Stored records
%%
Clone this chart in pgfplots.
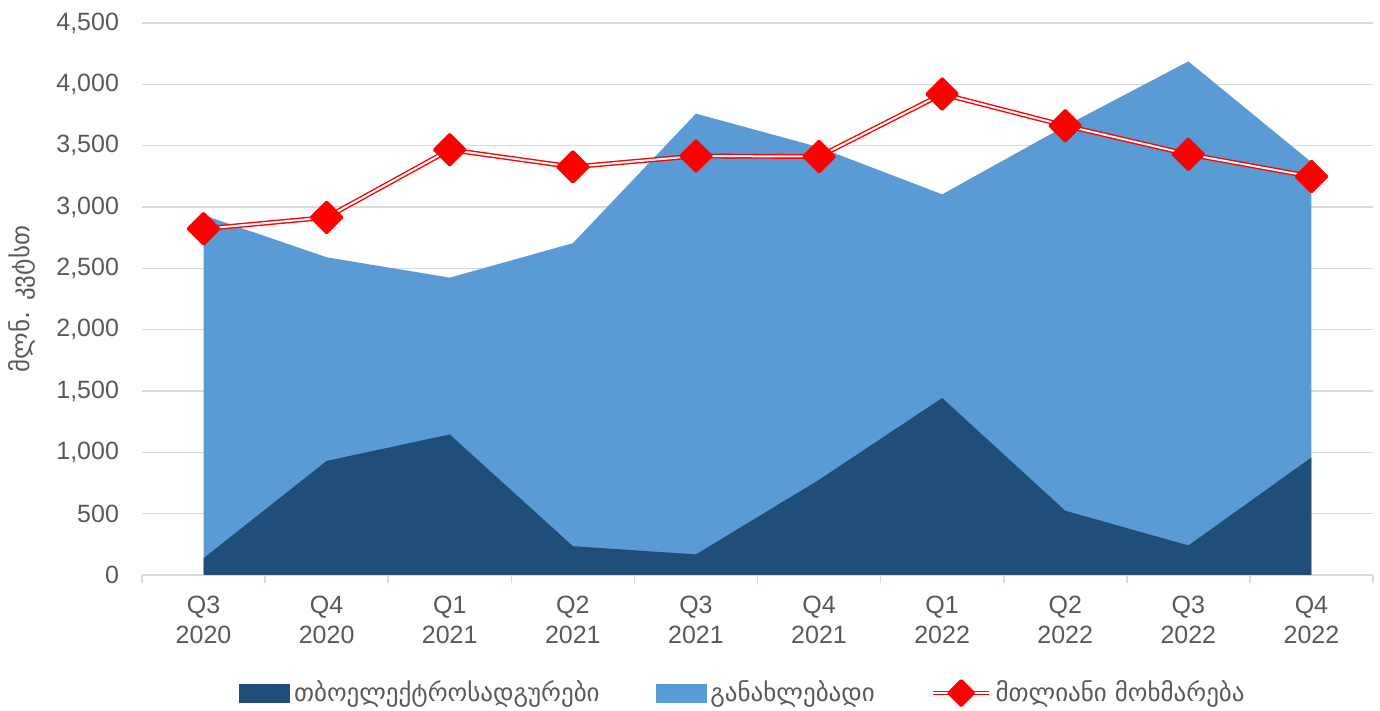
\documentclass[border=0pt]{standalone}
\usepackage{fontspec}
\setmainfont{Liberation Sans}
\newfontfamily\geo{DejaVu Sans}
\usepackage{pgfplots}
\usepackage{pgfplotstable}
\pgfplotsset{compat=1.18}
\definecolor{thermal}{HTML}{1F4E79}
\definecolor{renew}{HTML}{5B9BD5}
\definecolor{txt}{HTML}{595959}
\definecolor{gridc}{HTML}{D9D9D9}

\tikzset{
  totline/.style={draw=red, line width=0.7pt, double=white, double distance=1pt},
  totmark/.style={solid, fill=red, draw=red, rotate=45, line width=1.5pt, line join=round},
}

\pgfplotstableread{
x thermal renew total
0 137 2797 2822
1 930 1660 2915
2 1146 1278 3467
3 235 2470 3327
4 168 3593 3416
5 776 2711 3411
6 1443 1660 3921
7 524 3136 3663
8 241 3946 3430
9 958 2407 3248
}\data

\begin{document}
\begin{tikzpicture}
\useasboundingbox (-71pt,-68pt) rectangle (619pt,287.5pt);
\begin{axis}[
  at={(0pt,0pt)}, anchor=south west,
  scale only axis, width=615.5pt, height=276pt,
  xmin=-0.5, xmax=9.5, ymin=0, ymax=4500,
  ytick={0,500,...,4500},
  xtick={0,...,9},
  xticklabels={{Q3\\2020},{Q4\\2020},{Q1\\2021},{Q2\\2021},{Q3\\2021},{Q4\\2021},{Q1\\2022},{Q2\\2022},{Q3\\2022},{Q4\\2022}},
  axis x line*=bottom, axis y line*=left,
  y axis line style={draw=none},
  x axis line style={draw=gridc, line width=0.8pt},
  ymajorgrids, grid style={draw=gridc, line width=0.8pt},
  major tick length=0pt,
  ytick style={draw=none},
  extra x ticks={-0.5,0.5,...,9.5},
  extra x tick labels={},
  extra x tick style={major tick length=4pt, tick align=outside, tick style={draw=gridc, line width=0.8pt}, grid=none},
  tick label style={font=\fontsize{12.5}{15}\selectfont, text=txt},
  /pgf/number format/assume math mode=true,
  /pgf/number format/1000 sep={,},
  scaled y ticks=false,
  yticklabel style={xshift=-8pt},
  xticklabel style={align=center, yshift=-7pt},
  ylabel={მლნ. კვტსთ},
  ylabel style={at={(axis description cs:-0.0975,0.5)}, anchor=center, font=\geo\fontsize{12.5}{15}\selectfont, text=txt},
  legend style={at={(0.489,-0.2138)}, anchor=center, legend columns=3, draw=none, fill=none,
    font=\geo\fontsize{12.5}{15}\selectfont, text=txt,
    /tikz/every even column/.append style={column sep=26pt}},
  legend cell align=left,
]
\addplot[fill=renew, draw=none, forget plot] table[x=x, y expr=\thisrow{thermal}+\thisrow{renew}]{\data} \closedcycle;
\addplot[fill=thermal, draw=none, forget plot] table[x=x, y=thermal]{\data} \closedcycle;
\addplot[totline, mark=square*, mark size=5.4pt, mark options={totmark}, forget plot] table[x=x, y=total]{\data};
\addlegendimage{legend image code/.code={\fill[thermal] (0pt,-4.5pt) rectangle (25pt,4.5pt);}}
\addlegendimage{legend image code/.code={\fill[renew] (0pt,-4.5pt) rectangle (25pt,4.5pt);}}
\addlegendimage{legend image code/.code={\draw[totline] (0pt,0pt) -- (28pt,0pt); \fill[red, draw=red, line width=1.5pt, line join=round, rotate around={45:(14pt,0pt)}] (9.6pt,-4.4pt) rectangle (18.4pt,4.4pt);}}
\legend{თბოელექტროსადგურები, განახლებადი, მთლიანი მოხმარება}
\end{axis}
\end{tikzpicture}
\end{document}
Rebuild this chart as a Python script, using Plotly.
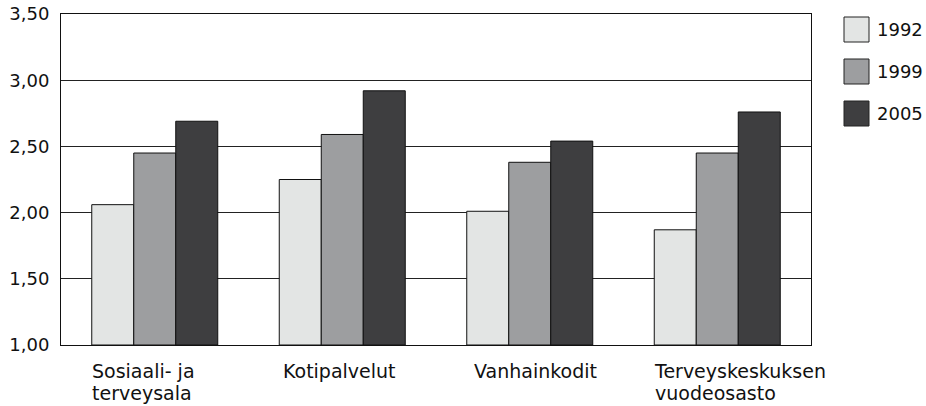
%%
PROBLEM TO SOLVE ▸ Transcribe the material exactly, and leave out whatever pictures it holds.

EXERCISE SOLUTION ▸
Clone this chart in pgfplots.
\documentclass[border=0pt]{standalone}
\usepackage{fontspec}
\setmainfont{Liberation Sans}
\newfontfamily\geo{DejaVu Sans}
\usepackage{pgfplots}
\usepackage{pgfplotstable}
\pgfplotsset{compat=1.18}
\definecolor{thermal}{HTML}{1F4E79}
\definecolor{renew}{HTML}{5B9BD5}
\definecolor{txt}{HTML}{595959}
\definecolor{gridc}{HTML}{D9D9D9}

\tikzset{
  totline/.style={draw=red, line width=0.7pt, double=white, double distance=1pt},
  totmark/.style={solid, fill=red, draw=red, rotate=45, line width=1.5pt, line join=round},
}

\pgfplotstableread{
x thermal renew total
0 137 2797 2822
1 930 1660 2915
2 1146 1278 3467
3 235 2470 3327
4 168 3593 3416
5 776 2711 3411
6 1443 1660 3921
7 524 3136 3663
8 241 3946 3430
9 958 2407 3248
}\data

\begin{document}
\begin{tikzpicture}
\useasboundingbox (-71pt,-68pt) rectangle (619pt,287.5pt);
\begin{axis}[
  at={(0pt,0pt)}, anchor=south west,
  scale only axis, width=615.5pt, height=276pt,
  xmin=-0.5, xmax=9.5, ymin=0, ymax=4500,
  ytick={0,500,...,4500},
  xtick={0,...,9},
  xticklabels={{Q3\\2020},{Q4\\2020},{Q1\\2021},{Q2\\2021},{Q3\\2021},{Q4\\2021},{Q1\\2022},{Q2\\2022},{Q3\\2022},{Q4\\2022}},
  axis x line*=bottom, axis y line*=left,
  y axis line style={draw=none},
  x axis line style={draw=gridc, line width=0.8pt},
  ymajorgrids, grid style={draw=gridc, line width=0.8pt},
  major tick length=0pt,
  ytick style={draw=none},
  extra x ticks={-0.5,0.5,...,9.5},
  extra x tick labels={},
  extra x tick style={major tick length=4pt, tick align=outside, tick style={draw=gridc, line width=0.8pt}, grid=none},
  tick label style={font=\fontsize{12.5}{15}\selectfont, text=txt},
  /pgf/number format/assume math mode=true,
  /pgf/number format/1000 sep={,},
  scaled y ticks=false,
  yticklabel style={xshift=-8pt},
  xticklabel style={align=center, yshift=-7pt},
  ylabel={მლნ. კვტსთ},
  ylabel style={at={(axis description cs:-0.0975,0.5)}, anchor=center, font=\geo\fontsize{12.5}{15}\selectfont, text=txt},
  legend style={at={(0.489,-0.2138)}, anchor=center, legend columns=3, draw=none, fill=none,
    font=\geo\fontsize{12.5}{15}\selectfont, text=txt,
    /tikz/every even column/.append style={column sep=26pt}},
  legend cell align=left,
]
\addplot[fill=renew, draw=none, forget plot] table[x=x, y expr=\thisrow{thermal}+\thisrow{renew}]{\data} \closedcycle;
\addplot[fill=thermal, draw=none, forget plot] table[x=x, y=thermal]{\data} \closedcycle;
\addplot[totline, mark=square*, mark size=5.4pt, mark options={totmark}, forget plot] table[x=x, y=total]{\data};
\addlegendimage{legend image code/.code={\fill[thermal] (0pt,-4.5pt) rectangle (25pt,4.5pt);}}
\addlegendimage{legend image code/.code={\fill[renew] (0pt,-4.5pt) rectangle (25pt,4.5pt);}}
\addlegendimage{legend image code/.code={\draw[totline] (0pt,0pt) -- (28pt,0pt); \fill[red, draw=red, line width=1.5pt, line join=round, rotate around={45:(14pt,0pt)}] (9.6pt,-4.4pt) rectangle (18.4pt,4.4pt);}}
\legend{თბოელექტროსადგურები, განახლებადი, მთლიანი მოხმარება}
\end{axis}
\end{tikzpicture}
\end{document}
Rebuild this chart as a Python script, using Plotly.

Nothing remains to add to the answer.